Given that the series was written by fresh British talent newcomer writers Lloyd Woolf and Joe Tucker, and stars a whole host of British "classics", you would have thought some sort of interviews would have been forthcoming. Perhaps they all just wanted to forget it all?
Parents was written by newcomer writers Lloyd Woolf and Joe Tucker and has an imprssive British cast - including Sally Phillips (Miranda, Smack the Pony), Darren Strange (Phone Shop, The Armando Iannucci Shows), Susie Blake (Mrs Brown's Boys, Victoria Wood) and Academy Award® nominee Tom Conti (Friends, Reuben, Reuben). Parents also features some familiar comedy faces in guest starring roles including Daisy Haggard (Psychoville, Episodes), John Thomson (Cold Feet, 24 Hour Party People), Imogen Stubbs (Sense and Sensibility) and Felicity Montagu (I'm Alan Partridge, Nighty Night).
Given that the cast includes an impressive array of actors - there's Tom Conti in there for heaven's sake - you'd be expecting to be rolling around the sofa in hysterics. And with the show broadcast on Sky (which I don't have a subscription for - mainly due to there not being enough hours in the day to warrant it) I was eager to discover what all the fuss was about. But given that Sky haven't renewed for a second series, and my girlfriend was irritated by the theme music within the first twenty seconds, I was a little worried.
And those worries became all the more apparent during the first two episodes as I didn't find a single line funny. The remaining episodes were simply annoying. Whilst there's no doubt that Tom Conti steals every scene he's in, the characters are so clichéd and overdone in so many other series, Parents is woefully underwhelming.

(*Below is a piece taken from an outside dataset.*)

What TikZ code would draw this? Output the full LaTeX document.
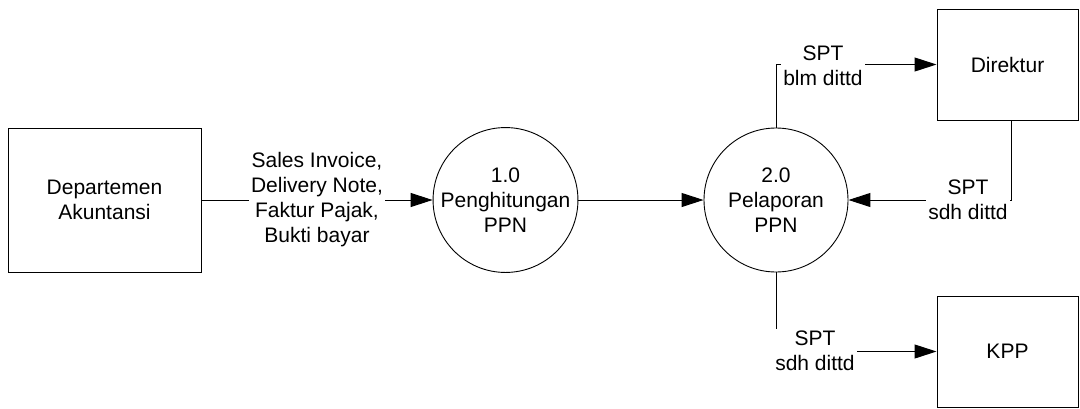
\documentclass[tikz,border=0pt]{standalone}
\usepackage{fontspec}
\setmainfont{Liberation Sans}
\usetikzlibrary{arrows.meta}
\begin{document}
\begin{tikzpicture}[x=1pt,y=-1pt,
  every node/.style={font=\fontsize{21}{25}\selectfont, align=center},
  entity/.style={draw, line width=1pt, rectangle, inner sep=0pt},
  proc/.style={draw, line width=0.9pt, circle, minimum size=144pt, inner sep=0pt},
  flow/.style={line width=1pt, -{Triangle[length=22pt,width=14pt]}},
  flowlabel/.style={fill=white, inner sep=2pt}]
\useasboundingbox (0,0) rectangle (1080,408);
\node[entity, minimum width=193pt, minimum height=144pt] (dept) at (104.5,200) {Departemen\\Akuntansi};
\node[proc] (p1) at (505.5,200) {1.0\\Penghitungan\\PPN};
\node[proc] (p2) at (776,200) {2.0\\Pelaporan\\PPN};
\node[entity, minimum width=141pt, minimum height=111pt] (dir) at (1007.5,64.5) {Direktur};
\node[entity, minimum width=141pt, minimum height=111pt] (kpp) at (1007.5,351.5) {KPP};
\draw[flow] (dept) -- (p1);
\draw[flow] (p1) -- (p2);
\draw[flow] (p2.north) |- (dir.west);
\draw[flow] ([xshift=4pt]dir.south) |- (p2.east);
\draw[flow] (p2.south) |- (kpp.west);
\node[flowlabel] (l1) at (317,200) {Sales Invoice,\\Delivery Note,\\Faktur Pajak,\\Bukti bayar};
\node[flowlabel] (l2) at (823,66) {SPT\\blm dittd};
\node[flowlabel] (l3) at (968,200) {SPT\\sdh dittd};
\node[flowlabel] (l4) at (815,351) {SPT\\sdh dittd};
\end{tikzpicture}
\end{document}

It simply doesn't know what it wants to be and, unfortunately, that's the problem with British sitcoms these days – we're still trying to catch up the American shows such as Friends and Frasier.
Whilst there have been a few gems – and they have been so far and few between them that I can only think of Coupling and Outnumbered – the likes of My Family, 2.4 Children and My Hero bring me out in the sweats as I remember just how bad they were. The golden era of the likes of Butterflies and The Good Life are long gone. It's a shame really, as the association with Channel Four usually means that it's going to be a cracker. Unfortunately, in this instance, the stark fact that Sky didn't commission a second series says it all. Heaven knows what Tom Conti's agent was thinking.